Find confidence level given a confidence interval I have a normally distributed dataset and an associated systematic error. I want to know the probability a measured value falls within this error range. 
So I think the I want to find the confidence level given a confidence interval on a normally distributed curve. 
I understand you would normally find a confidence interval given a confidence level but I cannot seem to find any pieces of code which work in the opposite direction.
Any advice is appreciated!
 A: If my comment is correct, then you don’t want to find the confidence interval. However, I think it would be valuable to find the confidence level, given the confidence interval.
Here is the formula for a usual confidence interval of the mean when the variance is unknown.
$$\bar{x}\pm t_{df, 1-\alpha/2} \dfrac{s}{\sqrt{n}}$$
Let’s call the confidence interval $(a, b)$.
First, notice that there is symmetry about $\bar{x}$. This means that we can focus on one side.

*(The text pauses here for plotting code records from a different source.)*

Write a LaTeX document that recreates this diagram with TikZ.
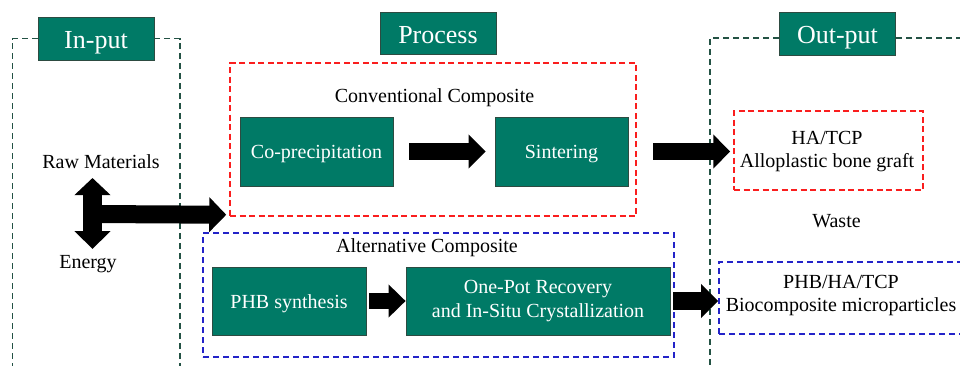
\documentclass[tikz,border=0pt]{standalone}
\usepackage{fontspec}
\setmainfont{Liberation Serif}
\usetikzlibrary{arrows.meta}
\definecolor{tealfill}{RGB}{0,122,102}
\definecolor{tealedge}{RGB}{45,75,65}
\definecolor{framecol}{RGB}{35,82,68}
\definecolor{redd}{RGB}{250,30,30}
\definecolor{bluee}{RGB}{35,35,200}
\begin{document}
\begin{tikzpicture}[x=1pt,y=-1pt,
  tealbox/.style={draw=tealedge, line width=0.8pt, fill=tealfill, text=white,
    font=\fontsize{20}{24}\selectfont, align=center, inner sep=0pt},
  onelinebox/.style={tealbox, text height=16.5pt, text depth=2pt},
  headbox/.style={tealbox, font=\fontsize{26}{30}\selectfont, minimum width=116pt, minimum height=43pt,
    text height=23pt, text depth=3pt},
  lbl/.style={font=\fontsize{20}{23}\selectfont, align=center, inner sep=0pt, text=black},
  frameline/.style={draw=framecol, line width=1.7pt, dash pattern=on 6pt off 4pt},
  redframe/.style={draw=redd, line width=1.5pt, dash pattern=on 6pt off 3.5pt, inner sep=0pt},
  blueframe/.style={draw=bluee, line width=1.6pt, dash pattern=on 6pt off 4pt, inner sep=0pt},
  blockarrow/.style={line width=17pt, -{Triangle[length=17pt,width=33pt]}},
]
\useasboundingbox (0,0) rectangle (960,365);

% header boxes
\node[headbox] (inp) at (96,38.5) {In-put};
\node[headbox, minimum height=42pt] (proc) at (438,33) {Process};
\node[headbox] (outp) at (837.5,33.5) {Out-put};

% dashed frames
\draw[frameline] (inp.west) -- (12.5,38.5) -- (12.5,368);
\draw[frameline] (inp.east) -- (180,38.5) -- (180,368);
\draw[frameline] (779,38) -- (710,38) -- (710,368);
\draw[frameline] (896,38) -- (965,38);

% process frames
\node[redframe, minimum width=406pt, minimum height=153pt] (conv) at (433,139.5) {};
\node[blueframe, minimum width=471pt, minimum height=124pt] (alt) at (438.5,295) {};
\node[redframe, minimum width=189pt, minimum height=79pt] (outred) at (828.5,150.5) {};
\node[blueframe, minimum width=246pt, minimum height=72pt] (outblue) at (842,298) {};

% labels
\node[lbl, anchor=base] (convlbl) at (434.5,102) {Conventional Composite};
\node[lbl, anchor=base] (altlbl) at (427,252) {Alternative Composite};
\node[lbl, anchor=base] (raw) at (101,168) {Raw Materials};
\node[lbl, anchor=base] (energy) at (88,268) {Energy};
\node[lbl, anchor=base] (waste) at (836.5,227) {Waste};
\node[lbl] (hatcp) at (827,152) {HA/TCP\\Alloplastic bone graft};
\node[lbl] (phbhatcp) at (841,295.5) {PHB/HA/TCP\\Biocomposite microparticles};

% process boxes
\node[onelinebox, minimum width=153pt, minimum height=69pt] (copre) at (316.5,151.5) {Co-precipitation};
\node[onelinebox, minimum width=133pt, minimum height=69pt] (sinter) at (561.5,151.5) {Sintering};
\node[onelinebox, minimum width=154pt, minimum height=68pt] (phb) at (289,301) {PHB synthesis};
\node[tealbox, minimum width=264pt, minimum height=68pt] (onepot) at (538,301) {One-Pot Recovery\\and In-Situ Crystallization};

% input arrows
\coordinate (vtop) at (92.5,178);
\coordinate (vbot) at (92.5,249);
\coordinate (hstart) at (92.5,214);
\draw[line width=18.5pt, {Triangle[length=17pt,width=35pt]}-{Triangle[length=18pt,width=35pt]}] (vtop) -- (vbot);
\draw[line width=18pt, -{Triangle[length=17pt,width=34pt]}] (hstart) -- ([xshift=-3pt,yshift=2pt]conv.south west);

% process arrows
\draw[blockarrow] ([xshift=16pt]copre.east) -- ([xshift=-9pt]sinter.west);
\draw[blockarrow] ([xshift=25pt]sinter.east) -- ([xshift=-3pt]sinter.east -| outred.west);
\draw[blockarrow, line width=16pt, -{Triangle[length=17pt,width=32pt]}] ([xshift=3pt]phb.east) -- (onepot.west);
\draw[blockarrow, line width=18pt] ([xshift=3pt]onepot.east) -- (onepot.east -| outblue.west);
\end{tikzpicture}
\end{document}
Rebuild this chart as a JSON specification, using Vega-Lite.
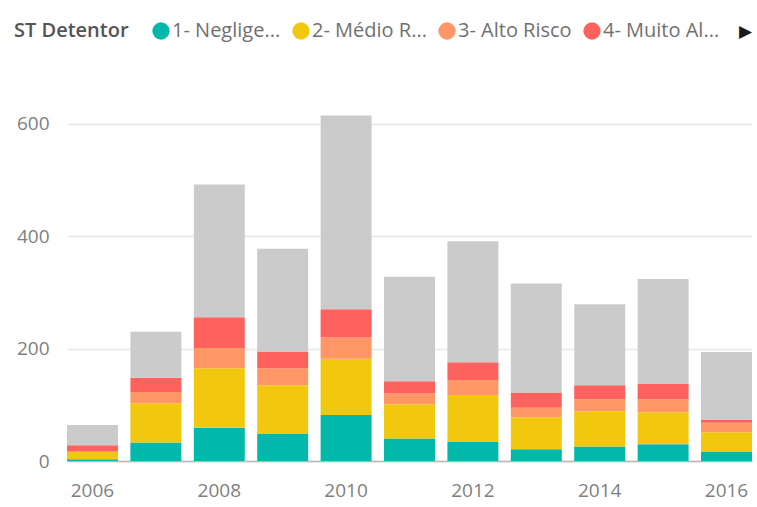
{
  "$schema": "https://vega.github.io/schema/vega-lite/v6.json",
  "autosize": "none",
  "width": 685,
  "height": 382,
  "padding": {"left": 67, "top": 79, "right": 5, "bottom": 46},
  "background": "white",
  "config": {
    "font": "Open Sans",
    "view": {"stroke": null}
  },
  "data": {
    "values": [
      {"year": 2006, "s": "1- Negligenciável", "v": 3},
      {"year": 2006, "s": "2- Médio Risco", "v": 13},
      {"year": 2006, "s": "3- Alto Risco", "v": 2},
      {"year": 2006, "s": "4- Muito Alto Risco", "v": 10},
      {"year": 2006, "s": "5- Sem Classificação", "v": 36},
      {"year": 2007, "s": "1- Negligenciável", "v": 33},
      {"year": 2007, "s": "2- Médio Risco", "v": 70},
      {"year": 2007, "s": "3- Alto Risco", "v": 20},
      {"year": 2007, "s": "4- Muito Alto Risco", "v": 25},
      {"year": 2007, "s": "5- Sem Classificação", "v": 82},
      {"year": 2008, "s": "1- Negligenciável", "v": 59},
      {"year": 2008, "s": "2- Médio Risco", "v": 106},
      {"year": 2008, "s": "3- Alto Risco", "v": 36},
      {"year": 2008, "s": "4- Muito Alto Risco", "v": 55},
      {"year": 2008, "s": "5- Sem Classificação", "v": 236},
      {"year": 2009, "s": "1- Negligenciável", "v": 49},
      {"year": 2009, "s": "2- Médio Risco", "v": 86},
      {"year": 2009, "s": "3- Alto Risco", "v": 30},
      {"year": 2009, "s": "4- Muito Alto Risco", "v": 30},
      {"year": 2009, "s": "5- Sem Classificação", "v": 183},
      {"year": 2010, "s": "1- Negligenciável", "v": 82},
      {"year": 2010, "s": "2- Médio Risco", "v": 100},
      {"year": 2010, "s": "3- Alto Risco", "v": 38},
      {"year": 2010, "s": "4- Muito Alto Risco", "v": 50},
      {"year": 2010, "s": "5- Sem Classificação", "v": 345},
      {"year": 2011, "s": "1- Negligenciável", "v": 40},
      {"year": 2011, "s": "2- Médio Risco", "v": 61},
      {"year": 2011, "s": "3- Alto Risco", "v": 19},
      {"year": 2011, "s": "4- Muito Alto Risco", "v": 22},
      {"year": 2011, "s": "5- Sem Classificação", "v": 186},
      {"year": 2012, "s": "1- Negligenciável", "v": 34},
      {"year": 2012, "s": "2- Médio Risco", "v": 82},
      {"year": 2012, "s": "3- Alto Risco", "v": 28},
      {"year": 2012, "s": "4- Muito Alto Risco", "v": 32},
      {"year": 2012, "s": "5- Sem Classificação", "v": 215},
      {"year": 2013, "s": "1- Negligenciável", "v": 21},
      {"year": 2013, "s": "2- Médio Risco", "v": 57},
      {"year": 2013, "s": "3- Alto Risco", "v": 17},
      {"year": 2013, "s": "4- Muito Alto Risco", "v": 27},
      {"year": 2013, "s": "5- Sem Classificação", "v": 194},
      {"year": 2014, "s": "1- Negligenciável", "v": 26},
      {"year": 2014, "s": "2- Médio Risco", "v": 62},
      {"year": 2014, "s": "3- Alto Risco", "v": 22},
      {"year": 2014, "s": "4- Muito Alto Risco", "v": 25},
      {"year": 2014, "s": "5- Sem Classificação", "v": 144},
      {"year": 2015, "s": "1- Negligenciável", "v": 30},
      {"year": 2015, "s": "2- Médio Risco", "v": 57},
      {"year": 2015, "s": "3- Alto Risco", "v": 23},
      {"year": 2015, "s": "4- Muito Alto Risco", "v": 27},
      {"year": 2015, "s": "5- Sem Classificação", "v": 187},
      {"year": 2016, "s": "1- Negligenciável", "v": 17},
      {"year": 2016, "s": "2- Médio Risco", "v": 34},
      {"year": 2016, "s": "3- Alto Risco", "v": 17},
      {"year": 2016, "s": "4- Muito Alto Risco", "v": 6},
      {"year": 2016, "s": "5- Sem Classificação", "v": 120}
    ]
  },
  "mark": {"type": "bar"},
  "encoding": {
    "x": {
      "field": "year",
      "type": "ordinal",
      "scale": {"paddingInner": 0.196, "paddingOuter": 0},
      "axis": {
        "title": null,
        "labelAngle": 0,
        "labelExpr": "datum.value % 2 == 0 ? datum.label : ''",
        "labelFontSize": 19,
        "labelColor": "#7f7f7f",
        "labelPadding": 20,
        "ticks": false,
        "domainColor": "#b8b8b8",
        "domainWidth": 1.5,
        "grid": false
      }
    },
    "y": {
      "field": "v",
      "type": "quantitative",
      "stack": "zero",
      "scale": {"domain": [0, 680], "nice": false},
      "axis": {
        "title": null,
        "values": [0, 200, 400, 600],
        "labelFontSize": 19,
        "labelColor": "#7f7f7f",
        "labelPadding": 18,
        "ticks": false,
        "domain": false,
        "gridColor": "#e8e8e8",
        "gridWidth": 1.5
      }
    },
    "color": {
      "field": "s",
      "type": "nominal",
      "scale": {
        "domain": ["1- Negligenciável", "2- Médio Risco", "3- Alto Risco", "4- Muito Alto Risco", "5- Sem Classificação"],
        "range": ["#01B8AA", "#F2C80F", "#FE9666", "#FD625E", "#CBCBCB"]
      },
      "legend": {
        "title": "ST Detentor",
        "orient": "none",
        "legendX": -53,
        "legendY": -58,
        "direction": "horizontal",
        "titleOrient": "left",
        "titleFontSize": 20,
        "titleFontWeight": 600,
        "titleColor": "#555555",
        "titlePadding": 22,
        "titleAnchor": "middle",
        "titleBaseline": "middle",
        "labelFontSize": 20,
        "labelColor": "#707070",
        "labelLimit": 400,
        "labelOffset": 1,
        "columnPadding": 10,
        "symbolType": "circle",
        "symbolSize": 300,
        "symbolStrokeWidth": 0,
        "symbolOpacity": 1,
        "labelExpr": "datum.value == '1- Negligenciável' ? '1- Neglige...' : datum.value == '2- Médio Risco' ? '2- Médio R...' : datum.value == '4- Muito Alto Risco' ? '4- Muito Al...' : datum.value == '5- Sem Classificação' ? '▶' : datum.label",
        "encode": {
          "symbols": {"update": {"opacity": {"signal": "datum.value == '5- Sem Classificação' ? 0 : 1"}}},
          "labels": {"update": {
            "fill": {"signal": "datum.value == '5- Sem Classificação' ? '#1a1a1a' : '#707070'"},
            "fontSize": {"signal": "datum.value == '5- Sem Classificação' ? 17 : 20"},
            "dx": {"signal": "datum.value == '5- Sem Classificação' ? -12 : 0"}
          }}
        }
      }
    },
    "order": {"field": "s", "sort": "ascending"}
  }
}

We know that half of the width of the confidence interval is $b-\bar{x}$, so: 
$$b-\bar{x} = t_{df, 1-\alpha/2} \dfrac{s}{\sqrt{n}}$$
We now do the algebra to solve for $t$.
We know that $df=n-1$, so we look up $\sqrt{n}(b-\bar{x})/s=t$ in a reference table. Software will do that for us. Here is R code:
pt(t, df)

We now have $1-\alpha/2$. Now solve for $\alpha$. 
$1-\alpha$ is the confidence level.
A: I don’t believe the Confidence Interval is giving you what you think. It doesn’t say that there is an XX % probability that any particular measurement is within the CI. It says that, if you repeated the entire process of forming the CI a large number of times, the correct true mean is within XX % of the intervals formed. 
To be able to say a single (future) measurement is within a particular range, you want to form a Prediction Interval. Or, if you want to to say a certain proportion of all future measurements are within a certain range, then you want a Tolerance Interval. 
Or, if you want to become a Bayesian, you can form a Posterior Predictive Interval.